-- Data provided --
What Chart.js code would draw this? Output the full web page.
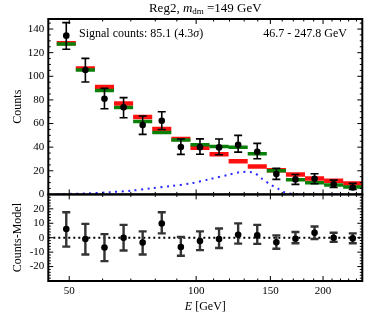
<!DOCTYPE html>
<html>
<head>
<meta charset="utf-8">
<script src="https://cdn.jsdelivr.net/npm/chart.js@4.4.0/dist/chart.umd.min.js"></script>
<style>
  html, body { margin: 0; padding: 0; background: #fff; }
</style>
</head>
<body>
<canvas id="myChart" width="370" height="324"></canvas>
<script>
/* globals Chart:false */
const energyMin = 44.6;
const energyMax = 247.8;
const binEdges = [46.7, 51.83, 57.53, 63.86, 70.88, 78.67, 87.32, 96.92, 107.57, 119.40, 132.53, 147.10, 163.27, 181.22, 201.14, 223.26, 247.8];
const binCenters = [49.2, 54.61, 60.61, 67.28, 74.67, 82.88, 91.99, 102.11, 113.33, 125.79, 139.62, 154.97, 172.01, 190.92, 211.91, 235.21];

const counts = [134.4, 105.3, 81, 73.7, 58.7, 62.4, 40.1, 40, 39.8, 42, 36.1, 17.2, 12.7, 13.2, 8.5, 5.9];
const countsLow = [122.9, 95.2, 72.5, 64.9, 50.8, 55, 33.9, 34, 33.6, 35.8, 30.2, 12.7, 8.5, 9, 5.9, 4.2];
const countsHigh = [145.4, 115.2, 89.8, 81.9, 66.4, 70, 46.9, 47, 46.9, 50, 43.2, 22, 16.9, 17.5, 12.1, 9.3];

const modelBkg = [128, 106.5, 91, 77, 65.5, 55.3, 47, 39.4, 33.9, 28, 23.7, 20.4, 16.9, 13.5, 11.6, 9.3];
const modelTotal = [127.4, 105.4, 88, 73.5, 61.8, 52.5, 46, 42, 40.6, 40, 34.4, 20, 12.4, 9.9, 7.9, 6.2];

const signalEnergy = [46.7, 55, 62.5, 70, 78, 87, 97, 108, 120, 127, 134, 138, 143, 149, 157, 162, 168, 180, 247.8];
const signalCounts = [0.2, 0.8, 1.9, 3.1, 5.1, 7, 9.3, 13, 16.8, 18.8, 19, 17.8, 13.5, 9, 4.5, 1.8, 0.6, 0.2, 0];

const residuals = [6, -0.9, -6.8, 0, -3.4, 9.8, -6.4, -2.3, -0.9, 2, 1.6, -3.2, -0.7, 3.4, 0, -0.5];
const residualsLow = [-6.2, -11.6, -16.2, -8.9, -11.6, 3, -12.5, -8.6, -7.1, -4.1, -4.3, -7.7, -3.8, -0.9, -2.9, -3.8];
const residualsHigh = [17.6, 9.6, 2.5, 8.9, 4.4, 17.6, 0.5, 4.4, 6.4, 9.9, 8.9, 1.6, 3.9, 7.8, 3.4, 3];

const countTicks = [0, 20, 40, 60, 80, 100, 120, 140];
const residualTicks = [-20, -10, 0, 10, 20];
const energyTicks = [50, 100, 150, 200];
const energyMinorTicks = [60, 70, 80, 90, 110, 120, 130, 140, 160, 170, 180, 190, 210, 220, 230, 240];

const serif = "'Liberation Serif', 'DejaVu Serif', serif";

// one flat segment per bin, broken with a null point
function binSegments(values) {
	let pts = [];
	values.forEach((v, i) => {
		pts.push({x: binEdges[i], y: v}, {x: binEdges[i + 1], y: v}, {x: binEdges[i + 1], y: null});
	});
	return pts;
}

const errorBars = {
	id: 'errorBars',
	beforeDatasetDraw(chart, args) {
		const ds = chart.data.datasets[args.index];
		if (!ds.errLow) return;
		const xs = chart.scales.x;
		const ys = chart.scales[ds.yAxisID];
		const ctx = chart.ctx;
		ctx.save();
		ctx.strokeStyle = ds.errColor;
		ctx.lineWidth = ds.errWidth;
		ds.data.forEach((p, i) => {
			const px = xs.getPixelForValue(p.x);
			const y0 = ys.getPixelForValue(ds.errLow[i]);
			const y1 = ys.getPixelForValue(ds.errHigh[i]);
			ctx.beginPath();
			ctx.moveTo(px, y0); ctx.lineTo(px, y1);
			ctx.moveTo(px - 4, y0); ctx.lineTo(px + 4, y0);
			ctx.moveTo(px - 4, y1); ctx.lineTo(px + 4, y1);
			ctx.stroke();
		});
		ctx.restore();
	}
};

const frame = {
	id: 'frame',
	afterDatasetsDraw(chart) {
		const ctx = chart.ctx;
		const xs = chart.scales.x;
		const panels = [[chart.scales.y, countTicks, 5], [chart.scales.yRes, residualTicks, 2]];
		ctx.save();
		ctx.strokeStyle = '#000';
		panels.forEach(([ys, majors, minorStep]) => {
			const top = ys.top, bottom = ys.bottom, left = xs.left, right = xs.right;
			ctx.lineWidth = 1;
			ctx.beginPath();
			energyTicks.forEach(e => {
				const px = xs.getPixelForValue(e);
				ctx.moveTo(px, bottom); ctx.lineTo(px, bottom - 5);
				ctx.moveTo(px, top); ctx.lineTo(px, top + 5);
			});
			energyMinorTicks.forEach(e => {
				const px = xs.getPixelForValue(e);
				ctx.moveTo(px, bottom); ctx.lineTo(px, bottom - 2.5);
				ctx.moveTo(px, top); ctx.lineTo(px, top + 2.5);
			});
			majors.forEach(v => {
				const py = ys.getPixelForValue(v);
				ctx.moveTo(left, py); ctx.lineTo(left + 5, py);
				ctx.moveTo(right, py); ctx.lineTo(right - 5, py);
			});
			for (let v = ys.min; v <= ys.max; v += minorStep) {
				if (majors.includes(v)) continue;
				const py = ys.getPixelForValue(v);
				ctx.moveTo(left, py); ctx.lineTo(left + 2.5, py);
				ctx.moveTo(right, py); ctx.lineTo(right - 2.5, py);
			}
			ctx.stroke();
			ctx.lineWidth = 2;
			ctx.strokeRect(left, top, right - left, bottom - top);
		});
		ctx.restore();
	}
};

const texts = {
	id: 'texts',
	afterDraw(chart) {
		const ctx = chart.ctx;
		const area = chart.chartArea;
		const mid = (area.left + area.right) / 2;
		ctx.save();
		ctx.fillStyle = '#000';
		ctx.textBaseline = 'middle';

		// title with italic m and subscript
		const parts = [
			['Reg2, ', '13px ' + serif, 0],
			['m', 'italic 13px ' + serif, 0],
			['dm', '9px ' + serif, 3],
			[' =149 GeV', '13px ' + serif, 0]
		];
		let total = 0;
		parts.forEach(p => { ctx.font = p[1]; total += ctx.measureText(p[0]).width; });
		let tx = mid - total / 2;
		ctx.textAlign = 'left';
		parts.forEach(p => {
			ctx.font = p[1];
			ctx.fillText(p[0], tx, 9 + p[2]);
			tx += ctx.measureText(p[0]).width;
		});

		ctx.font = '12px ' + serif;
		ctx.fillText('Signal counts: 85.1 (4.3', 79, 34);
		let w = ctx.measureText('Signal counts: 85.1 (4.3').width;
		ctx.font = 'italic 12px ' + serif;
		ctx.fillText('σ', 79 + w, 34);
		w += ctx.measureText('σ').width;
		ctx.font = '12px ' + serif;
		ctx.fillText(')', 79 + w, 34);

		ctx.textAlign = 'right';
		ctx.fillText('46.7 - 247.8 GeV', 347, 34);

		// x axis title
		ctx.textAlign = 'left';
		ctx.font = 'italic 12px ' + serif;
		const eW = ctx.measureText('E').width;
		ctx.font = '12px ' + serif;
		const gW = ctx.measureText(' [GeV]').width;
		const x0 = mid - (eW + gW) / 2;
		ctx.font = 'italic 12px ' + serif;
		ctx.fillText('E', x0, 307);
		ctx.font = '12px ' + serif;
		ctx.fillText(' [GeV]', x0 + eW, 307);
		ctx.restore();
	}
};

const tickFont = {family: serif, size: 11};

const chartJson = {
	type: 'line',
	data: {
		datasets: [{
			label: 'data',
			yAxisID: 'y',
			data: binCenters.map((c, i) => ({x: c, y: counts[i]})),
			errLow: countsLow,
			errHigh: countsHigh,
			errColor: '#000',
			errWidth: 1.6,
			showLine: false,
			pointRadius: 3.3,
			pointBackgroundColor: '#000',
			pointBorderWidth: 0,
			order: 0
		}, {
			label: 'model',
			yAxisID: 'y',
			data: binSegments(modelTotal),
			borderColor: '#0a800a',
			borderWidth: 3.5,
			borderCapStyle: 'butt',
			pointRadius: 0,
			spanGaps: false,
			order: 1
		}, {
			label: 'background',
			yAxisID: 'y',
			data: binSegments(modelBkg),
			borderColor: '#ff1010',
			borderWidth: 4.5,
			borderCapStyle: 'butt',
			pointRadius: 0,
			spanGaps: false,
			order: 2
		}, {
			label: 'signal',
			yAxisID: 'y',
			data: signalEnergy.map((e, i) => ({x: e, y: signalCounts[i]})),
			borderColor: '#2a2aff',
			borderWidth: 2,
			borderDash: [2, 4.5],
			pointRadius: 0,
			tension: 0.3,
			order: 3
		}, {
			label: 'residuals',
			yAxisID: 'yRes',
			data: binCenters.map((c, i) => ({x: c, y: residuals[i]})),
			errLow: residualsLow,
			errHigh: residualsHigh,
			errColor: '#333',
			errWidth: 2.4,
			showLine: false,
			pointRadius: 3.3,
			pointBackgroundColor: '#000',
			pointBorderWidth: 0,
			order: 0
		}, {
			label: 'zero',
			yAxisID: 'yRes',
			data: [{x: energyMin, y: 0}, {x: energyMax, y: 0}],
			borderColor: '#000',
			borderWidth: 2,
			borderDash: [2, 3],
			pointRadius: 0,
			order: 4
		}]
	},
	options: {
		responsive: false,
		animation: false,
		layout: {
			padding: {top: 19, right: 7.7, bottom: 0, left: 0}
		},
		plugins: {
			legend: {display: false},
			tooltip: {enabled: false}
		},
		scales: {
			x: {
				type: 'logarithmic',
				min: energyMin,
				max: energyMax,
				grid: {display: false, drawTicks: false},
				border: {display: false},
				afterBuildTicks: (scale) => { scale.ticks = energyTicks.map(v => ({value: v})); },
				afterFit: (scale) => { scale.height = 43; },
				ticks: {
					font: tickFont,
					color: '#000',
					padding: 4,
					maxRotation: 0,
					autoSkip: false,
					callback: (v) => String(v)
				}
			},
			yRes: {
				type: 'linear',
				position: 'left',
				stack: 'panels',
				stackWeight: 86.6,
				weight: 1,
				min: -30,
				max: 30,
				grid: {display: false, drawTicks: false},
				border: {display: false},
				afterBuildTicks: (scale) => { scale.ticks = residualTicks.map(v => ({value: v})); },
				afterFit: (scale) => { scale.width = 48.3; },
				ticks: {font: tickFont, color: '#000', padding: 4, autoSkip: false, callback: (v) => String(v)},
				title: {display: true, text: 'Counts-Model', font: {family: serif, size: 12}, color: '#000', padding: {top: 11, bottom: 0}}
			},
			y: {
				type: 'linear',
				position: 'left',
				stack: 'panels',
				stackWeight: 175.4,
				weight: 2,
				min: 0,
				max: 148.5,
				grid: {display: false, drawTicks: false},
				border: {display: false},
				afterBuildTicks: (scale) => { scale.ticks = countTicks.map(v => ({value: v})); },
				afterFit: (scale) => { scale.width = 48.3; },
				ticks: {font: tickFont, color: '#000', padding: 4, autoSkip: false, callback: (v) => String(v)},
				title: {display: true, text: 'Counts', font: {family: serif, size: 12}, color: '#000', padding: {top: 11, bottom: 0}}
			}
		}
	},
	plugins: [errorBars, frame, texts]
};

const ctx = document.getElementById('myChart');
// eslint-disable-next-line no-unused-vars
const myChart = new Chart(ctx, chartJson);
</script>
</body>
</html>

-- Directive --
Starting with the first line of the data above and ending with the line containing "0.6, 0.2, 0];", please restate every line exactly, leaving images out.

-- Exercise output --
What Chart.js code would draw this? Output the full web page.
<!DOCTYPE html>
<html>
<head>
<meta charset="utf-8">
<script src="https://cdn.jsdelivr.net/npm/chart.js@4.4.0/dist/chart.umd.min.js"></script>
<style>
  html, body { margin: 0; padding: 0; background: #fff; }
</style>
</head>
<body>
<canvas id="myChart" width="370" height="324"></canvas>
<script>
/* globals Chart:false */
const energyMin = 44.6;
const energyMax = 247.8;
const binEdges = [46.7, 51.83, 57.53, 63.86, 70.88, 78.67, 87.32, 96.92, 107.57, 119.40, 132.53, 147.10, 163.27, 181.22, 201.14, 223.26, 247.8];
const binCenters = [49.2, 54.61, 60.61, 67.28, 74.67, 82.88, 91.99, 102.11, 113.33, 125.79, 139.62, 154.97, 172.01, 190.92, 211.91, 235.21];

const counts = [134.4, 105.3, 81, 73.7, 58.7, 62.4, 40.1, 40, 39.8, 42, 36.1, 17.2, 12.7, 13.2, 8.5, 5.9];
const countsLow = [122.9, 95.2, 72.5, 64.9, 50.8, 55, 33.9, 34, 33.6, 35.8, 30.2, 12.7, 8.5, 9, 5.9, 4.2];
const countsHigh = [145.4, 115.2, 89.8, 81.9, 66.4, 70, 46.9, 47, 46.9, 50, 43.2, 22, 16.9, 17.5, 12.1, 9.3];

const modelBkg = [128, 106.5, 91, 77, 65.5, 55.3, 47, 39.4, 33.9, 28, 23.7, 20.4, 16.9, 13.5, 11.6, 9.3];
const modelTotal = [127.4, 105.4, 88, 73.5, 61.8, 52.5, 46, 42, 40.6, 40, 34.4, 20, 12.4, 9.9, 7.9, 6.2];

const signalEnergy = [46.7, 55, 62.5, 70, 78, 87, 97, 108, 120, 127, 134, 138, 143, 149, 157, 162, 168, 180, 247.8];
const signalCounts = [0.2, 0.8, 1.9, 3.1, 5.1, 7, 9.3, 13, 16.8, 18.8, 19, 17.8, 13.5, 9, 4.5, 1.8, 0.6, 0.2, 0];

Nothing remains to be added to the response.